IAEA's Nuclear Energy Management School Opens in U.S.A.
Participants at the three-week IAEA Nuclear Energy Management School in Texas heard presentations from internationally recognized experts on a wide range of activities critical to a sustainable nuclear energy programme. (Photo: T. Karseka/IAEA)
After successful stints in Italy, Japan and the United Arab Emirates, the IAEA's School for Nuclear Energy Management is now underway in Texas, USA. Hosted by the US government and the Nuclear Power Institute affiliated with Texas A&M University, the School will run for another two weeks, until 5 April 2013. Some 24 participants are from countries as diverse as Argentina, Brazil, China, Ghana, Malaysia, Nigeria, Saudi Arabia, South Africa, Turkey, UK, Uruguay, as well as the USA.
The School is part of continuing efforts by the IAEA to address the management challenges in the nuclear industry. It provides a unique international educational experience for young professionals from developing countries and is aimed at building future leadership to manage and support nuclear energy programmes. All participants are carefully selected professionals from ages 28 to 45 with managerial potential in the nuclear industry, academia, government agencies and public sector entities in their countries.
"My main message to you, as future leaders of the nuclear industry, is that everyone involved in nuclear power must have a total commitment to safety," IAEA Director General Yukiya Amano told participants in his opening statement.
"Additionally, governments, operators and regulators must be as open and transparent as is compatible with maintaining safety and security," Mr. Amano said. "If you are honest in acknowledging problems as they arise, you will have more credibility when you explain that nuclear power actually has an excellent safety record."
The school will involve the sharing and transfer of knowledge from internationally recognized experts in a wide range of activities critical to a sustainable nuclear energy programme. Lectures, presentations and group work from the IAEA, Texas A&M, American Nuclear Society, the US Department of Energy, the US Nuclear Regulatory Commission, as well as experts from nuclear facilities and other organizations will ensure that each subject area of the school curriculum is covered by the most competent specialists in the world. Special features of this intensive three-week training include a trip to Atlanta, Georgia, to meet representatives of the Institute for Nuclear Power Operations (INPO) and the World Association of Nuclear Operators (WANO) and a visit to the nuclear power plant construction site of Vogtle Nuclear Power Plant Units 3 and 4 in Waynesboro, Georgia.

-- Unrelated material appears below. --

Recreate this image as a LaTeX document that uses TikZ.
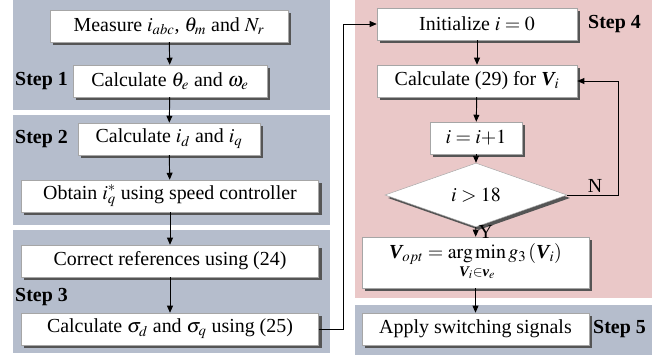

In his opening statement on 18 March, IAEA Deputy Director General for Nuclear Energy, Alexander Bychkov, told participants: "Nuclear is a very high-tech field and is not without potential danger. I strongly believe that the nuclear manager of the 21st century must be three things: First, a good specialist in one of the nuclear areas such as fuel cycle, reactor technology, reactor physics; second, he or she must have broad knowledge of all nuclear branches; and third, a basic understanding of economics, social science and psychology is required."

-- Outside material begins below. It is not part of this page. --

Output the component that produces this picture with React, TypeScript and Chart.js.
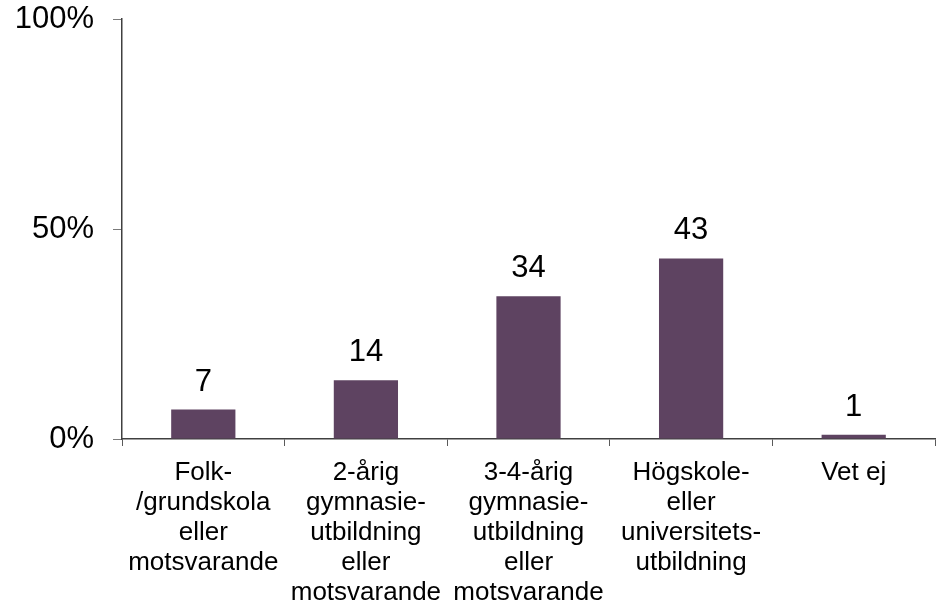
import React, { useEffect, useRef } from 'react';
import { Chart, registerables } from 'chart.js';

Chart.register(...registerables);

const categories: string[][] = [
  ['Folk-', '/grundskola', 'eller', 'motsvarande'],
  ['2-årig', 'gymnasie-', 'utbildning', 'eller', 'motsvarande'],
  ['3-4-årig', 'gymnasie-', 'utbildning', 'eller', 'motsvarande'],
  ['Högskole-', 'eller', 'universitets-', 'utbildning'],
  ['Vet ej'],
];
const values: number[] = [7, 14, 34, 43, 1];
const yTicks: number[] = [0, 50, 100];

const FONT = '"Liberation Sans", Arial, sans-serif';

export default function App() {
  const ref = useRef<HTMLCanvasElement>(null);

  useEffect(() => {
    if (!ref.current) return;
    const valueLabels = {
      id: 'valueLabels',
      afterDatasetsDraw(chart: any) {
        const ctx = chart.ctx;
        const meta = chart.getDatasetMeta(0);
        ctx.save();
        ctx.font = `31px ${FONT}`;
        ctx.fillStyle = '#000';
        ctx.textAlign = 'center';
        ctx.textBaseline = 'alphabetic';
        meta.data.forEach((bar: any, i: number) => {
          ctx.fillText(String(values[i]), bar.x, bar.y - 19);
        });
        ctx.restore();
      },
    };

    const chart = new Chart(ref.current, {
      type: 'bar',
      data: {
        labels: categories,
        datasets: [
          {
            data: values,
            backgroundColor: '#5e4361',
            borderWidth: 0,
            barPercentage: 0.395,
            categoryPercentage: 1,
          },
        ],
      },
      options: {
        animation: false,
        responsive: false,
        devicePixelRatio: 1,
        layout: { padding: { left: 14, right: 7, top: 19, bottom: 0 } },
        plugins: {
          legend: { display: false },
          tooltip: { enabled: false },
        },
        scales: {
          x: {
            grid: {
              display: true,
              drawOnChartArea: false,
              drawTicks: true,
              tickLength: 7,
              color: '#5a5a5a',
              offset: true,
            },
            border: { display: true, color: '#404040', width: 1.5 },
            ticks: {
              color: '#000',
              font: { family: FONT, size: 26, lineHeight: 1.15 },
              padding: 12,
              maxRotation: 0,
              minRotation: 0,
              autoSkip: false,
            },
            afterFit: (s: any) => {
              s.height = 168;
              s.paddingLeft = 0;
              s.paddingRight = 0;
            },
          },
          y: {
            min: 0,
            max: 100,
            afterBuildTicks: (s: any) => {
              s.ticks = yTicks.map((v) => ({ value: v }));
            },
            grid: {
              display: true,
              drawOnChartArea: false,
              drawTicks: true,
              tickLength: 9,
              color: '#7a7a7a',
            },
            border: { display: true, color: '#404040', width: 1.5 },
            ticks: {
              color: '#000',
              font: { family: FONT, size: 31 },
              padding: 19,
              callback: (v: any) => `${v}%`,
            },
            afterFit: (s: any) => {
              s.width = 108;
              s.paddingTop = 0;
              s.paddingBottom = 0;
            },
          },
        },
      },
      plugins: [valueLabels],
    });
    return () => chart.destroy();
  }, []);

  return (
    <div
      style={{
        position: 'fixed',
        left: 0,
        top: 0,
        width: 942,
        height: 607,
        background: '#fff',
      }}
    >
      <canvas ref={ref} width={942} height={607} style={{ display: 'block' }} />
    </div>
  );
}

"You all are specialists in one of these nuclear areas. So the task of this school is to give you broad knowledge and basic understanding of all these nuclear fields," Mr. Bychkov added.
The School of Nuclear Energy Management in Texas A&M, USA, is the first school to be held in North America; three previous ones were held at The Abdus Salam International Centre for Theoretical Physics (ICTP) in Italy, and one each in the United Arab Emirates and Japan. The US School will be held at two locations, at the A&M University in Texas for the first two weeks and in Georgia for the final week. It also includes technical visits to nuclear plants and facilities in the US.

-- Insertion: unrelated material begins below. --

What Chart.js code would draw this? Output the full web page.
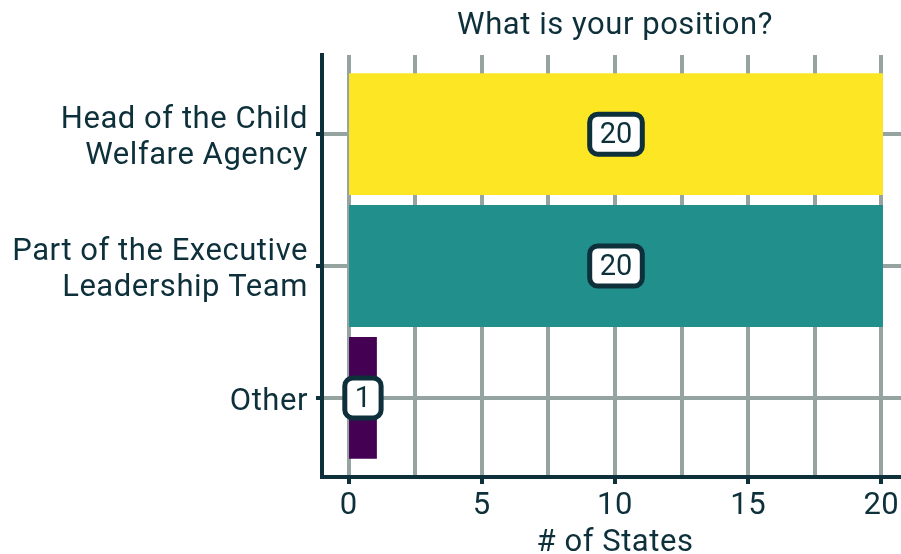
<!DOCTYPE html>
<html>
<head>
<meta charset="utf-8">
<script src="https://cdn.jsdelivr.net/npm/chart.js@4/dist/chart.umd.min.js"></script>
<style>
  html, body { margin: 0; padding: 0; background: #fff; overflow: hidden; }
  #wrap { width: 908px; height: 554px; }
</style>
</head>
<body>
<div id="wrap"><canvas id="positionChart"></canvas></div>
<script>
const categories = [
  ["Head of the Child", "Welfare Agency"],
  ["Part of the Executive", "Leadership Team"],
  ["Other"],
];
const states = [20, 20, 1];
const barColors = ["#fde725", "#21908c", "#440154"];
const xTicks = [0, 5, 10, 15, 20];

const ink = "#0d303b";
const gridGray = "#95a3a1";
const fontFamily = "Roboto, 'Noto Sans', sans-serif";

// slightly open tracking for every piece of text on the canvas
const tracking = {
  id: "tracking",
  beforeDraw(chart) {
    chart.ctx.letterSpacing = "0.55px";
  },
};

// white rounded boxes with the count, centred on each bar
const valueBoxes = {
  id: "valueBoxes",
  afterDatasetsDraw(chart) {
    const { ctx } = chart;
    const meta = chart.getDatasetMeta(0);
    ctx.save();
    ctx.letterSpacing = "0px";
    ctx.font = `29px ${fontFamily}`;
    ctx.textAlign = "center";
    ctx.textBaseline = "middle";
    meta.data.forEach((bar, i) => {
      const text = String(states[i]);
      const cx = (bar.x + bar.base) / 2;
      const cy = bar.y;
      const w = ctx.measureText(text).width + 20;
      const h = 40;
      ctx.beginPath();
      ctx.roundRect(cx - w / 2, cy - h / 2, w, h, 8);
      ctx.fillStyle = "#fff";
      ctx.fill();
      ctx.lineWidth = 5;
      ctx.strokeStyle = ink;
      ctx.stroke();
      ctx.fillStyle = ink;
      ctx.fillText(text, cx, cy + 2);
    });
    ctx.restore();
  },
};

// chart title and x axis title, centred over the plot panel
const titles = {
  id: "titles",
  afterDraw(chart) {
    const { ctx, chartArea } = chart;
    const mid = (chartArea.left + chartArea.right) / 2;
    ctx.save();
    ctx.fillStyle = ink;
    ctx.font = `31px ${fontFamily}`;
    ctx.textAlign = "center";
    ctx.textBaseline = "alphabetic";
    ctx.fillText("What is your position?", mid, 34);
    ctx.fillText("# of States", mid, 551);
    ctx.restore();
  },
};

new Chart(document.getElementById("positionChart"), {
  type: "bar",
  data: {
    datasets: [{
      data: categories.map((c, i) => ({ x: states[i], y: i })),
      backgroundColor: barColors,
      borderWidth: 0,
      inflateAmount: 1.6,
      barPercentage: 0.9,
      categoryPercentage: 1,
    }],
  },
  plugins: [tracking, valueBoxes, titles],
  options: {
    indexAxis: "y",
    responsive: true,
    maintainAspectRatio: false,
    animation: false,
    layout: { padding: { top: 55, left: 0, right: 0, bottom: 0 } },
    plugins: { legend: { display: false }, tooltip: { enabled: false }, title: { display: false } },
    scales: {
      x: {
        type: "linear",
        min: -1,
        max: 21,
        afterFit: (scale) => { scale.height = 77; },
        ticks: {
          stepSize: 2.5,
          includeBounds: false,
          autoSkip: false,
          maxRotation: 0,
          padding: 4,
          color: ink,
          font: { family: fontFamily, size: 31 },
          callback: (v) => (xTicks.includes(v) ? String(v) : ""),
        },
        grid: {
          color: gridGray,
          lineWidth: 4,
          drawTicks: true,
          tickLength: 7,
          tickWidth: 4,
          tickColor: (c) => (c.tick && xTicks.includes(c.tick.value) ? ink : "rgba(0,0,0,0)"),
        },
        border: { display: true, color: ink, width: 4 },
      },
      y: {
        type: "linear",
        offset: false,
        reverse: true,
        min: -0.6,
        max: 2.6,
        afterFit: (scale) => { scale.width = 322; },
        ticks: {
          stepSize: 1,
          includeBounds: false,
          autoSkip: false,
          padding: 8,
          labelOffset: 4,
          color: ink,
          font: { family: fontFamily, size: 31, lineHeight: 1.16 },
          callback: (v) => categories[v] || "",
        },
        grid: {
          offset: false,
          color: gridGray,
          lineWidth: 4,
          drawTicks: true,
          tickLength: 6,
          tickWidth: 4,
          tickColor: ink,
        },
        border: { display: true, color: ink, width: 4 },
      },
    },
  },
});
</script>
</body>
</html>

The programme of study, delivered by IAEA specialists and other international lecturers, covers the most important topics related to the nuclear energy sector.
They include topics such as nuclear power, nuclear fuel cycle and waste management, lessons learned from the Fukushima Nuclear Power Plant accident, energy planning, economics and finance, national nuclear infrastructure development from planning to decommissioning, reactor technologies and selections, nuclear security, emergency preparedness and response, nuclear law, international conventions and relevant mechanisms, nuclear safety, non-proliferation, human resources and knowledge management, stakeholder involvement and public communication.